A report by the Foundation for Defense of Democracies provided to U.S. government officials has traced the role of a number of these entities and raised the possibility of targeted sanctions against IRGC companies active in the supply of oil and natural gas to international customers.

As just one example, one of the IRGC’s largest firms, Khatam al-Anbiya, designated by the UN, U.S. and EU as a nuclear weapons proliferator, has won billions of dollars in no-bid contracts throughout the Iranian energy sector. It works through a vast network of IRGC-linked affiliates and partners to move Iranian oil and natural gas to international markets.

The role of the Guard Corps in Iran’s crude oil and natural gas supply chains presents a target rich opportunity for enhanced sanctions. The United Nations, the United States, the 27-member European Union, Canada, Japan, South Korea and Australia have sanctioned the IRGC or IRGC-related persons and companies. Last month, the House and Senate both announced new legislation targeting the IRGC’s energy holdings. The bills call for an enhanced program of designations and sanctions against Guard Corps entities involved in the development, extraction, production, transportation, or sale of Iranian oil and natural gas as well as sanctions against those international companies involved in purchasing or facilitating the purchase of such Iranian petroleum.

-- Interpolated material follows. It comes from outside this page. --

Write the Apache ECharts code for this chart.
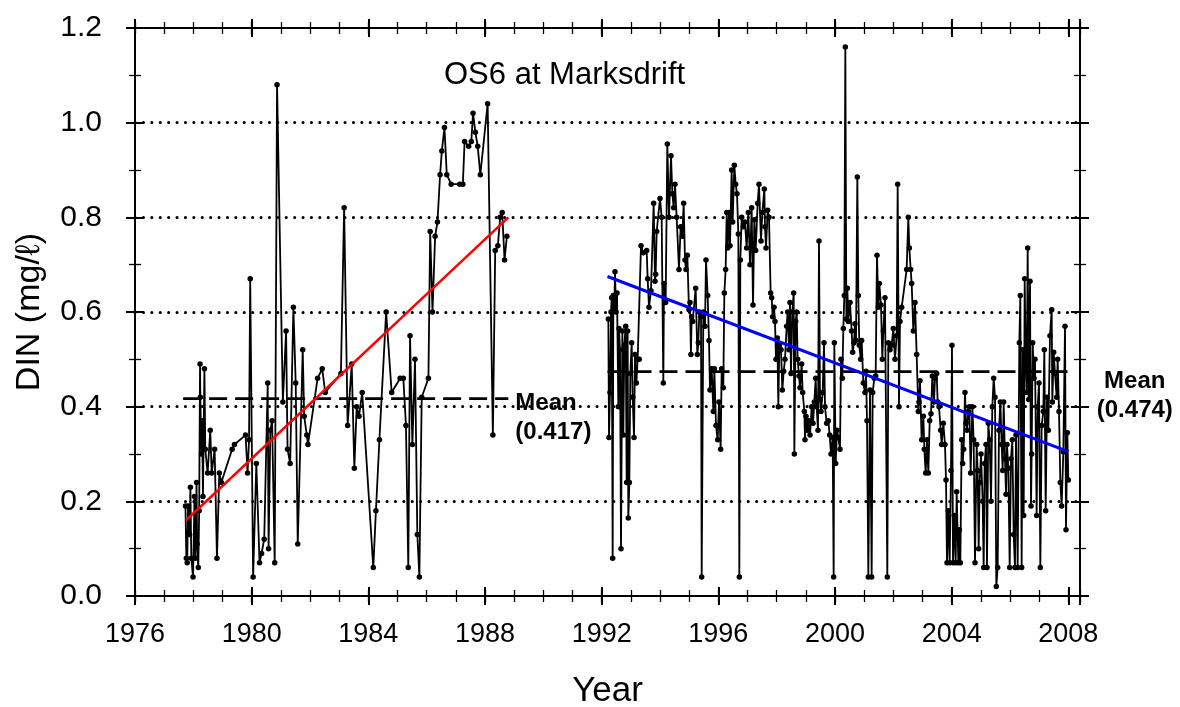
<!DOCTYPE html>
<html><head><meta charset="utf-8">
<script src="https://cdn.jsdelivr.net/npm/echarts@6/dist/echarts.min.js"></script>
<style>html,body{margin:0;padding:0;background:#fff}#c{width:1180px;height:707px}</style>
</head><body><div id="c"></div>
<script>
// ---------- DATA ----------
const seg1a = [[1977.73,0.19],[1977.76,0.08],[1977.79,0.07],[1977.82,0.19],[1977.87,0.13],[1977.90,0.23],[1977.93,0.08],[1977.99,0.04],[1978.04,0.21],[1978.07,0.08],[1978.11,0.24],[1978.13,0.11],[1978.17,0.06],[1978.20,0.18],[1978.23,0.49],[1978.24,0.42],[1978.28,0.30],[1978.30,0.37],[1978.33,0.21],[1978.38,0.48],[1978.41,0.31],[1978.49,0.26],[1978.58,0.35],[1978.63,0.26],[1978.73,0.31],[1978.81,0.08],[1978.89,0.26],[1978.96,0.24],[1979.33,0.31],[1979.41,0.32],[1979.79,0.34],[1979.86,0.26],[1979.91,0.33],[1979.95,0.67],[1980.05,0.04],[1980.16,0.28],[1980.27,0.07],[1980.34,0.09],[1980.43,0.12],[1980.55,0.45],[1980.58,0.10],[1980.64,0.35],[1980.70,0.37],[1980.79,0.07],[1980.87,1.08],[1981.07,0.41],[1981.18,0.56],[1981.23,0.31],[1981.32,0.28],[1981.43,0.61],[1981.51,0.45],[1981.58,0.11],[1981.75,0.52],[1981.80,0.38],[1981.89,0.34],[1981.93,0.32],[1982.26,0.46],[1982.42,0.48],[1982.52,0.43]];
const seg1b = [[1983.06,0.47],[1983.17,0.82],[1983.29,0.36],[1983.43,0.49],[1983.52,0.27],[1983.60,0.40],[1983.68,0.38],[1983.79,0.43],[1984.17,0.06],[1984.26,0.18],[1984.38,0.33],[1984.61,0.60],[1984.80,0.43],[1985.09,0.46],[1985.20,0.46],[1985.29,0.36],[1985.37,0.06],[1985.43,0.55],[1985.51,0.32],[1985.60,0.50],[1985.68,0.13],[1985.75,0.04],[1985.83,0.42],[1986.06,0.46],[1986.12,0.77],[1986.20,0.60],[1986.29,0.76],[1986.37,0.79],[1986.46,0.89],[1986.52,0.94],[1986.61,0.99],[1986.69,0.89],[1986.84,0.87],[1987.13,0.87],[1987.24,0.87],[1987.30,0.96],[1987.44,0.95],[1987.53,0.96],[1987.59,1.02],[1987.67,0.98],[1987.75,0.95],[1987.84,0.89],[1988.09,1.04],[1988.27,0.34],[1988.35,0.73],[1988.44,0.74],[1988.52,0.80],[1988.59,0.81],[1988.67,0.71],[1988.75,0.76]];
const seg2a = [[1992.229,0.585],[1992.251,0.335],[1992.286,0.43],[1992.32,0.60],[1992.343,0.63],[1992.377,0.08],[1992.4,0.635],[1992.434,0.61],[1992.457,0.685],[1992.491,0.60],[1992.526,0.64],[1992.571,0.40],[1992.594,0.565],[1992.629,0.52],[1992.663,0.10],[1992.709,0.56],[1992.743,0.34],[1992.777,0.53],[1992.823,0.57],[1992.857,0.24],[1992.891,0.56],[1992.914,0.165],[1992.949,0.24],[1992.983,0.47],[1993.029,0.535],[1993.063,0.42],[1993.109,0.335],[1993.143,0.51],[1993.189,0.45],[1993.234,0.50],[1993.291,0.50],[1993.349,0.74],[1993.429,0.725],[1993.543,0.73],[1993.577,0.67],[1993.623,0.61],[1993.691,0.645],[1993.783,0.83],[1993.829,0.665],[1993.851,0.68],[1993.886,0.77],[1994.0,0.84],[1994.057,0.80],[1994.114,0.45],[1994.137,0.66],[1994.194,0.62],[1994.251,0.955],[1994.309,0.80],[1994.377,0.93],[1994.423,0.85],[1994.469,0.82],[1994.514,0.87],[1994.571,0.80],[1994.651,0.69],[1994.709,0.78],[1994.766,0.76],[1994.811,0.83],[1994.857,0.71],[1994.891,0.69],[1994.937,0.72],[1994.994,0.605],[1995.029,0.62],[1995.06,0.51],[1995.086,0.59],[1995.12,0.58],[1995.223,0.65],[1995.28,0.51],[1995.314,0.535],[1995.349,0.60],[1995.406,0.59],[1995.429,0.04],[1995.486,0.60],[1995.543,0.57],[1995.577,0.71],[1995.634,0.635],[1995.68,0.54],[1995.714,0.435],[1995.771,0.48],[1995.829,0.39],[1995.863,0.48],[1995.92,0.36],[1995.977,0.33],[1996.023,0.41],[1996.08,0.31],[1996.114,0.48],[1996.171,0.44],[1996.206,0.64],[1996.251,0.69],[1996.286,0.81],[1996.32,0.735],[1996.366,0.81],[1996.4,0.74],[1996.457,0.90],[1996.491,0.79],[1996.549,0.91],[1996.594,0.87],[1996.64,0.85],[1996.686,0.765],[1996.72,0.04],[1996.754,0.71],[1996.8,0.80],[1996.857,0.78],[1996.914,0.79],[1996.971,0.735],[1997.029,0.81],[1997.086,0.70],[1997.143,0.82],[1997.189,0.615],[1997.234,0.795],[1997.28,0.73],[1997.349,0.83],[1997.394,0.87]];
const seg2b = [[1997.463,0.75],[1997.509,0.81],[1997.577,0.86],[1997.6,0.78],[1997.634,0.735],[1997.691,0.815],[1997.737,0.80],[1997.794,0.64],[1997.829,0.63],[1997.863,0.59],[1997.909,0.61],[1997.943,0.58],[1997.977,0.50],[1998.023,0.545],[1998.057,0.40],[1998.091,0.53],[1998.149,0.52],[1998.194,0.435],[1998.24,0.475],[1998.286,0.50],[1998.343,0.57],[1998.377,0.60],[1998.423,0.52],[1998.457,0.62],[1998.491,0.47],[1998.537,0.60],[1998.583,0.64],[1998.606,0.30],[1998.651,0.58],[1998.686,0.60],[1998.72,0.50],[1998.766,0.465],[1998.8,0.44],[1998.857,0.49],[1998.891,0.43],[1998.949,0.39],[1998.971,0.33],[1999.006,0.38],[1999.051,0.35],[1999.086,0.37],[1999.143,0.34],[1999.2,0.40],[1999.246,0.365],[1999.291,0.41],[1999.337,0.46],[1999.371,0.40],[1999.417,0.35],[1999.451,0.75],[1999.486,0.415],[1999.52,0.39],[1999.577,0.43],[1999.623,0.535],[1999.657,0.40],[1999.714,0.365],[1999.771,0.37],[1999.817,0.34],[1999.863,0.30],[1999.92,0.335],[1999.954,0.04],[1999.977,0.535],[2000.023,0.28],[2000.069,0.35],[2000.114,0.335],[2000.171,0.31],[2000.206,0.50],[2000.251,0.46],[2000.286,0.565],[2000.32,0.635],[2000.354,1.16],[2000.389,0.585],[2000.423,0.65],[2000.457,0.58],[2000.514,0.62],[2000.571,0.56],[2000.606,0.515],[2000.651,0.535],[2000.686,0.575],[2000.72,0.54],[2000.766,0.885],[2000.8,0.635],[2000.834,0.53],[2000.88,0.50],[2000.914,0.54],[2000.971,0.45],[2001.029,0.43],[2001.063,0.475],[2001.097,0.37],[2001.143,0.04],[2001.2,0.435],[2001.257,0.04],[2001.291,0.43],[2001.349,0.46],[2001.394,0.465],[2001.44,0.72],[2001.486,0.61],[2001.52,0.66],[2001.577,0.615],[2001.623,0.50],[2001.657,0.56],[2001.714,0.63],[2001.794,0.04],[2001.829,0.535],[2001.886,0.52],[2001.943,0.53],[2002.0,0.565],[2002.057,0.50],[2002.114,0.55],[2002.149,0.87],[2002.194,0.40],[2002.229,0.58],[2002.286,0.61],[2002.457,0.69],[2002.514,0.80],[2002.549,0.735],[2002.594,0.69],[2002.629,0.66],[2002.686,0.56],[2002.743,0.62],[2002.8,0.51],[2002.857,0.39]];
const seg2c = [[2002.88,0.41],[2002.914,0.455],[2002.971,0.33],[2003.029,0.38],[2003.063,0.31],[2003.109,0.26],[2003.154,0.33],[2003.2,0.26],[2003.246,0.37],[2003.291,0.385],[2003.337,0.465],[2003.394,0.41],[2003.429,0.46],[2003.486,0.47],[2003.52,0.41],[2003.566,0.40],[2003.623,0.35],[2003.657,0.32],[2003.714,0.365],[2003.771,0.32],[2003.806,0.245],[2003.84,0.07],[2003.886,0.18],[2003.931,0.07],[2003.977,0.265],[2004.011,0.53],[2004.046,0.07],[2004.091,0.17],[2004.137,0.07],[2004.171,0.22],[2004.229,0.07],[2004.263,0.14],[2004.297,0.07],[2004.343,0.33],[2004.377,0.28],[2004.411,0.31],[2004.457,0.43],[2004.491,0.365],[2004.526,0.35],[2004.571,0.39],[2004.606,0.40],[2004.651,0.26],[2004.709,0.40],[2004.754,0.33],[2004.8,0.07],[2004.857,0.32],[2004.891,0.265],[2004.926,0.10],[2004.96,0.24],[2005.006,0.30],[2005.063,0.20],[2005.097,0.06],[2005.131,0.28],[2005.177,0.32],[2005.211,0.06],[2005.257,0.365],[2005.303,0.33],[2005.349,0.20],[2005.394,0.40],[2005.44,0.46],[2005.486,0.42],[2005.531,0.02],[2005.577,0.06],[2005.623,0.35],[2005.669,0.41],[2005.714,0.32],[2005.749,0.265],[2005.783,0.41],[2005.829,0.29],[2005.863,0.215],[2005.897,0.32],[2005.943,0.27],[2005.989,0.06],[2006.034,0.29],[2006.08,0.33],[2006.126,0.13],[2006.171,0.06],[2006.206,0.34],[2006.263,0.06],[2006.32,0.535],[2006.354,0.635],[2006.4,0.06],[2006.434,0.52],[2006.469,0.17],[2006.503,0.67],[2006.537,0.50],[2006.571,0.43],[2006.606,0.735],[2006.64,0.415],[2006.686,0.665],[2006.72,0.19],[2006.743,0.30],[2006.777,0.535],[2006.823,0.46],[2006.857,0.50],[2006.914,0.17],[2006.949,0.40],[2006.994,0.45],[2007.04,0.06],[2007.086,0.36],[2007.143,0.39],[2007.177,0.52],[2007.223,0.18],[2007.269,0.42],[2007.314,0.35],[2007.371,0.55],[2007.429,0.605],[2007.451,0.41],[2007.497,0.515],[2007.543,0.47],[2007.6,0.42],[2007.634,0.50],[2007.68,0.39],[2007.726,0.24],[2007.771,0.19],[2007.829,0.305],[2007.886,0.57],[2007.92,0.14],[2007.966,0.345],[2008.0,0.245]];

const trendRed = [[1977.75,0.16],[1988.8,0.80]];
const trendBlue = [[1992.2,0.675],[2008.0,0.305]];
const mean1Value = 0.417, mean1Span = [1977.65, 1988.8];
const mean2Value = 0.474, mean2Span = [1992.2, 2008.05];
const mean1Text = 'Mean\n(0.417)';
const mean2Text = 'Mean\n(0.474)';
const titleText = 'OS6 at Marksdrift';
const xName = 'Year', yName = 'DIN (mg/ℓ)';
const xMin = 1976, xMax = 2008.4, xStep = 4;
const yMin = 0, yMax = 1.2, yStep = 0.2;

// ---------- CHART ----------
const F = "'Liberation Sans', Arial, Helvetica, sans-serif";
const BLK = '#000';
function xAx(pos, inside, major, labels) {
  return {
    type: 'value', min: xMin, max: xMax, interval: major ? xStep : 1, position: pos,
    axisLine: { show: true, onZero: false, lineStyle: { color: BLK, width: 2 } },
    axisTick: { show: true, inside: inside, length: major ? 9 : 6, lineStyle: { color: BLK, width: major ? 2 : 1.3 } },
    axisLabel: labels ? { show: true, color: BLK, fontFamily: F, fontSize: 27, margin: 25,
      formatter: v => (Math.abs(v % xStep) < 1e-6 ? String(v) : '') } : { show: false },
    splitLine: { show: false }
  };
}
function yAx(pos, inside, labels, grid) {
  return {
    type: 'value', min: yMin, max: yMax, interval: yStep, position: pos,
    axisLine: { show: true, onZero: false, lineStyle: { color: BLK, width: 2 } },
    axisTick: { show: true, inside: inside, length: 9, lineStyle: { color: BLK, width: 2 } },
    minorTick: { show: true, splitNumber: 2, length: 6, lineStyle: { color: BLK, width: 1.3 } },
    axisLabel: labels ? { show: true, color: BLK, fontFamily: F, fontSize: 30, margin: 33,
      formatter: v => v.toFixed(1) } : { show: false },
    splitLine: grid ? { show: true, showMinLine: false, showMaxLine: false,
      lineStyle: { color: BLK, width: 3, type: [0.1, 8.3], cap: 'round' } } : { show: false }
  };
}
const xAxes = [
  Object.assign(xAx('bottom', false, true, true), { name: xName, nameLocation: 'middle', nameGap: 78,
    nameTextStyle: { fontFamily: F, fontSize: 35, color: BLK } }),
  xAx('bottom', true, true, false), xAx('bottom', false, false, false), xAx('bottom', true, false, false),
  xAx('top', true, true, false), xAx('top', false, true, false), xAx('top', true, false, false), xAx('top', false, false, false)
];
const yAxes = [
  Object.assign(yAx('left', false, true, true), { name: yName, nameLocation: 'middle', nameGap: 88,
    nameTextStyle: { fontFamily: F, fontSize: 34, color: BLK } }),
  yAx('left', true, false, false), yAx('right', true, false, false), yAx('right', false, false, false)
];

const dataStyle = {
  type: 'line', xAxisIndex: 0, yAxisIndex: 0, symbol: 'circle', symbolSize: 5.5, showSymbol: true,
  lineStyle: { color: BLK, width: 1.8 }, itemStyle: { color: BLK }, z: 3, silent: true
};
const meanLabel = (txt, align, off) => ({
  show: true, formatter: txt, color: BLK, fontFamily: F, fontWeight: 'bold', fontSize: 24,
  lineHeight: 29, align: align, distance: 0, offset: off
});

const option = {
  animation: false,
  backgroundColor: '#fff',
  title: { text: titleText, left: 444, top: 60, padding: 0,
    textStyle: { fontFamily: F, fontSize: 31, fontWeight: 'normal', color: BLK } },
  grid: { left: 135, right: 100, top: 28, bottom: 111, containLabel: false, outerBoundsMode: 'none' },
  xAxis: xAxes,
  yAxis: yAxes,
  series: [
    Object.assign({}, dataStyle, { data: seg1a.concat(seg1b) }),
    Object.assign({}, dataStyle, { data: seg2a.concat(seg2b, seg2c) }),
    { type: 'line', symbol: 'none', z: 4, silent: true,
      data: mean1Span.map(x => [x, mean1Value]),
      lineStyle: { color: BLK, width: 2.8, type: [18, 8] },
      endLabel: meanLabel(mean1Text, 'left', [7, 19]) },
    { type: 'line', symbol: 'none', z: 4, silent: true,
      data: mean2Span.map(x => [x, mean2Value]),
      lineStyle: { color: BLK, width: 2.8, type: [18, 8] },
      endLabel: meanLabel(mean2Text, 'center', [65, 24]) },
    { type: 'line', symbol: 'none', z: 5, silent: true, data: trendRed,
      lineStyle: { color: '#ff0000', width: 2.5 } },
    { type: 'line', symbol: 'none', z: 5, silent: true, data: trendBlue,
      lineStyle: { color: '#0000ff', width: 3 } }
  ]
};
const chart = echarts.init(document.getElementById('c'), null, { renderer: 'canvas' });
chart.setOption(option);
</script></body></html>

The new U.S. legislation does not propose an all-out embargo on Iranian crude oil or natural gas, but rather increases the hassle factor of doing business with Iran. It encourages companies buying Iranian petroleum to perform the necessary due diligence to ensure that they are not working with the IRGC. And it forces those companies which are working with Guard Corps linked entities to justify why these business ties continue. With the IRGC’s takeover of the Iranian energy sector, and a growing international consensus against the IRGC’s dangerous and distasteful activities, this increasingly will be a difficult case to make.